As a first matter, the manufacture of firearms, ammunition, and firearms accessories for your personal use does generally not require licensure under the Federal Gun Control Act of 1968, as amended (GCA). If the firearm, however, is of a type that is defined under 26 U.S.C. Section 5845 (i. e., a National Firearms Act firearm), you will need to file an ATF Form 1, and have it approved by ATF prior to manufacture. I note that in Montana HB 246, the definition of firearm accessory includes sound suppressors. A sound suppressor could come within the definition of a silencer or muffler under the National Firearms Act (NFA), and manufacture of such, even for personal use, would require filing an ATF Form 1, and approval from ATF.
Your other concern is whether it is permissible under Federal law to manufacture firearms, firearms accessories, or ammunition for sale to others within Montana. The manufacture of firearms or ammunition for sale to others within Montana requires licensure by ATF. In order to become a licensed manufacturer you will need to file an ATF Form 7 with ATF’s Federal Firearms Licensing Center. I have attached a form with instructions for your use. The manufacture of firearms accessories for sale within Montana, with the exception of sound suppressors, does not require a license from ATF. If you desire to manufacture sound suppressors for sale, please contact our ATF Salt
Lake City Industry Operations Office at 801-524-7000. That office can assist you in becoming a manufacturer of NFA firearms.

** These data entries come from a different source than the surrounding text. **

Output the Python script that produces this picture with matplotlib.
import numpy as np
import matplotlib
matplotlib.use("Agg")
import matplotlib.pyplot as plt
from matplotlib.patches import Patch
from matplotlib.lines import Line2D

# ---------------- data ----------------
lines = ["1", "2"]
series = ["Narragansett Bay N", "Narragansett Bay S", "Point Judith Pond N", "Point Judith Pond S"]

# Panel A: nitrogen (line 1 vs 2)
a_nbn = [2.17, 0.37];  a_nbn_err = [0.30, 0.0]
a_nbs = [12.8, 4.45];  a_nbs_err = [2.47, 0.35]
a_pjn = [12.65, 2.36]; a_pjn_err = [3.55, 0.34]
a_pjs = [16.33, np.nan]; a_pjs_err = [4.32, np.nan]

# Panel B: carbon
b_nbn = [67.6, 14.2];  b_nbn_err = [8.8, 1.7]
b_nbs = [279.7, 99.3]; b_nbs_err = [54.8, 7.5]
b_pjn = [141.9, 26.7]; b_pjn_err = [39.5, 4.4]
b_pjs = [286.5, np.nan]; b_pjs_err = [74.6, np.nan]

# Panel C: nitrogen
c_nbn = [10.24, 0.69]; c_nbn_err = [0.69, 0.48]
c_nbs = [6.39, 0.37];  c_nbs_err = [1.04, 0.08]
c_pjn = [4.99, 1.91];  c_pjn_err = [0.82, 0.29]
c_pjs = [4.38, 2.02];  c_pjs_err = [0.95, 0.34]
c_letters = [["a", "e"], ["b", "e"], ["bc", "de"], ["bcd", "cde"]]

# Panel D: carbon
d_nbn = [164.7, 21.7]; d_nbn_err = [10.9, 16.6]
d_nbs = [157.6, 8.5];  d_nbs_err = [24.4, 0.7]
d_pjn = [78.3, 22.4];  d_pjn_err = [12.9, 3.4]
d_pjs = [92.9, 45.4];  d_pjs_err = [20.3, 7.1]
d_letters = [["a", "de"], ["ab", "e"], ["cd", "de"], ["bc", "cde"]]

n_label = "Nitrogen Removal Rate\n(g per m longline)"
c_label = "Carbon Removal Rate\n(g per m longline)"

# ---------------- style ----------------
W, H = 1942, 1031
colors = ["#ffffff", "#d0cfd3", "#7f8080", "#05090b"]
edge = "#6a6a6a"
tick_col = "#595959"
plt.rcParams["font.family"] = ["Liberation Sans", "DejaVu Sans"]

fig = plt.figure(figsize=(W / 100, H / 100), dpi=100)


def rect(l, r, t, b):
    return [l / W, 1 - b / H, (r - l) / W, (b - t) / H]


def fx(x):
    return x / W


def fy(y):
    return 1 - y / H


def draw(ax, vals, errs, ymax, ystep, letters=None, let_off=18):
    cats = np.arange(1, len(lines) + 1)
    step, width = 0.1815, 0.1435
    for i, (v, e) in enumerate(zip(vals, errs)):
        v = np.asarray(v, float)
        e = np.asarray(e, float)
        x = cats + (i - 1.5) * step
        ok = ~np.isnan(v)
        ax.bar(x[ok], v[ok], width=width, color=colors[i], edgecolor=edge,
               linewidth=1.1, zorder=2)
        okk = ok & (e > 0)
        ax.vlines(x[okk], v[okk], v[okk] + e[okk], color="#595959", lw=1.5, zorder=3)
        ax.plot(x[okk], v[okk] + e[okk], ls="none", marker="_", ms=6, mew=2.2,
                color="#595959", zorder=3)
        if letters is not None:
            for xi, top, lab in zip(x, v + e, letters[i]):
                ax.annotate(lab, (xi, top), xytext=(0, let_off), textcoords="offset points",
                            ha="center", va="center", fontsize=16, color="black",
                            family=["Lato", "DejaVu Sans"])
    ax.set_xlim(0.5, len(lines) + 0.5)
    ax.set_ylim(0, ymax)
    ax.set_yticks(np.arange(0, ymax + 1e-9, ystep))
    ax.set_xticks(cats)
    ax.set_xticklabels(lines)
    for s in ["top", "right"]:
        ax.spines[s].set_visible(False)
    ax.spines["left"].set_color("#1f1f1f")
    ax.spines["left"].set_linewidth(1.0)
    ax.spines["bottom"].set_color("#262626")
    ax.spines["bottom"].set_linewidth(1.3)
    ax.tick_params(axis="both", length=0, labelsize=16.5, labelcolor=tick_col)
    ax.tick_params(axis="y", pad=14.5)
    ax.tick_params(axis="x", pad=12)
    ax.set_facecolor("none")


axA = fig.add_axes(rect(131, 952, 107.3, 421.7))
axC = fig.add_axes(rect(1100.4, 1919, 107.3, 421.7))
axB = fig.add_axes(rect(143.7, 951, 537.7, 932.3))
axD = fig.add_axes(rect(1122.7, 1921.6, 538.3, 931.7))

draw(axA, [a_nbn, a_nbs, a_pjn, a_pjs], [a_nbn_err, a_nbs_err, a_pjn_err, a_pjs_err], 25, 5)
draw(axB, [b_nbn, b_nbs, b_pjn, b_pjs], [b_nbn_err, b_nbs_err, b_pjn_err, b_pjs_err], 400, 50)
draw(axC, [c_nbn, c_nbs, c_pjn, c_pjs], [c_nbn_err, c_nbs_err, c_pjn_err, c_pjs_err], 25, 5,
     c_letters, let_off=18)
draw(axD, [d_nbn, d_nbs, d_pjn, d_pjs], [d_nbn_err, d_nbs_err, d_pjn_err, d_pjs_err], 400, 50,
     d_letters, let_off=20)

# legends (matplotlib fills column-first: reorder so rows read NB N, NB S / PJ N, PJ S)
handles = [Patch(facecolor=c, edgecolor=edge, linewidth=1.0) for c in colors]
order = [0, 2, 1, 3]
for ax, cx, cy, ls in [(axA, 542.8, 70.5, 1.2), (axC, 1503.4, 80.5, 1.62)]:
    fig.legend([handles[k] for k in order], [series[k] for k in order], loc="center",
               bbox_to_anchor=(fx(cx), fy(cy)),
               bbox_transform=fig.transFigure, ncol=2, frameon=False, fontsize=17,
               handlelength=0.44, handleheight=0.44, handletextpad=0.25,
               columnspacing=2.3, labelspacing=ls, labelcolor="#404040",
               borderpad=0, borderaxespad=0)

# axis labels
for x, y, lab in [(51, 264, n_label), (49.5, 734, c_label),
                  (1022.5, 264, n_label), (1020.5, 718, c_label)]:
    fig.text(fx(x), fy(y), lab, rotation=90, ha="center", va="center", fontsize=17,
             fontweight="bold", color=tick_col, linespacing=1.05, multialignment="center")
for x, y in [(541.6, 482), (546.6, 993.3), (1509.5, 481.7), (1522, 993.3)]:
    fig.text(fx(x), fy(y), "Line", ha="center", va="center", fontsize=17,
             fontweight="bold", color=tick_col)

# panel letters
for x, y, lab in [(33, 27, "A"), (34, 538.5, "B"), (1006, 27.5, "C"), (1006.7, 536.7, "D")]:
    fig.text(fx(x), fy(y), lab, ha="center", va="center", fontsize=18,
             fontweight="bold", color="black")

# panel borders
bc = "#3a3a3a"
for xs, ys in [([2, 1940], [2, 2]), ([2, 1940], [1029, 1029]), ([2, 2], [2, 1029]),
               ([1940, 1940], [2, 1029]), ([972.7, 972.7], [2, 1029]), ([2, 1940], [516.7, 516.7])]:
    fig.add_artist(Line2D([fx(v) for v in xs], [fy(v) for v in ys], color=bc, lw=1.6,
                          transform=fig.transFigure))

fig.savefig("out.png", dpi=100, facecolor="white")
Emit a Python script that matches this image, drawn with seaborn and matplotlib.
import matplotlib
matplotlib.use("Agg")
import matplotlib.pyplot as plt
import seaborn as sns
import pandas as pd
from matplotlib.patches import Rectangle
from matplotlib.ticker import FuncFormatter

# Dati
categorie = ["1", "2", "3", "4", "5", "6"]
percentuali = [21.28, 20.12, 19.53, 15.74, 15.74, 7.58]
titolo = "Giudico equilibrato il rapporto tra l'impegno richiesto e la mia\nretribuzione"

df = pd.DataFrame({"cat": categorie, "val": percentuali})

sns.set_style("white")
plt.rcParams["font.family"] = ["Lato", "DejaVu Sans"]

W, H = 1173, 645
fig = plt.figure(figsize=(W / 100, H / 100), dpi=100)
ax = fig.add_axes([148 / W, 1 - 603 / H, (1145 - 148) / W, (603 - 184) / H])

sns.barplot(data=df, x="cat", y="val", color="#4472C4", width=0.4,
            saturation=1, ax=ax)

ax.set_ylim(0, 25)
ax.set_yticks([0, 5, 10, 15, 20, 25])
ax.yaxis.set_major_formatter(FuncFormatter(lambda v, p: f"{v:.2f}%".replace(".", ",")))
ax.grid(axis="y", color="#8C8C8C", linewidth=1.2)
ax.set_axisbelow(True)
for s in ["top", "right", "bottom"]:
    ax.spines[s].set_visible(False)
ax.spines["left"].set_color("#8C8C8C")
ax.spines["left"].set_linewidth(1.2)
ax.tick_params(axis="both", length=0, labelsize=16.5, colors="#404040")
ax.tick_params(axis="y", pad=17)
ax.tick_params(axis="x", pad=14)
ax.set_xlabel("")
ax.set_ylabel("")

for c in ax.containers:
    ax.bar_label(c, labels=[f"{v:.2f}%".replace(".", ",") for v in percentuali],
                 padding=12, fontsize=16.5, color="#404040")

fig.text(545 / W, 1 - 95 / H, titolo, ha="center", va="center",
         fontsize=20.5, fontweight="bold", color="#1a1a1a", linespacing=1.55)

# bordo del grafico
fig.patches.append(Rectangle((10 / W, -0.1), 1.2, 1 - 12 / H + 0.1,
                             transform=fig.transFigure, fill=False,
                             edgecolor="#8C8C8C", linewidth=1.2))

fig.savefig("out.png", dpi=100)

Also, if you are engaging in the business of manufacturing firearms or ammunition for sale to others, and desire ATF to examine a sample of such firearm or ammunition, please contact ATF’s Fireanns Technology Branch at 304-260-3414, who will arrange to have the firearm or ammunition evaluated at the local ATF office in Montana.
As a final matter, ATF hopes to work with you in obtaining any necessary manufacturing licenses required under the GCA, or registration of firearms covered by the NFA. However, you should be aware that any unlicensed manufacturing of firearms or ammunition for sale or resale, or the manufacture of any NFA weapons, including sound suppressors, without proper registration and payment of tax, is a violation of Federal law and could lead to the forfeiture of such items and potential criminal prosecution under the GCA or NFA. To the extent that the Montana Firearms Freedom Act conflicts with Federal firearms laws and regulations, Federal law supersedes the Act, and all provisions of the GCA and NFA, and their corresponding regulations, continue to apply.
If you have any questions about any of the matters addressed in this letter, please contact Resident Agent in Charge Ken Bray at 406-657-6886.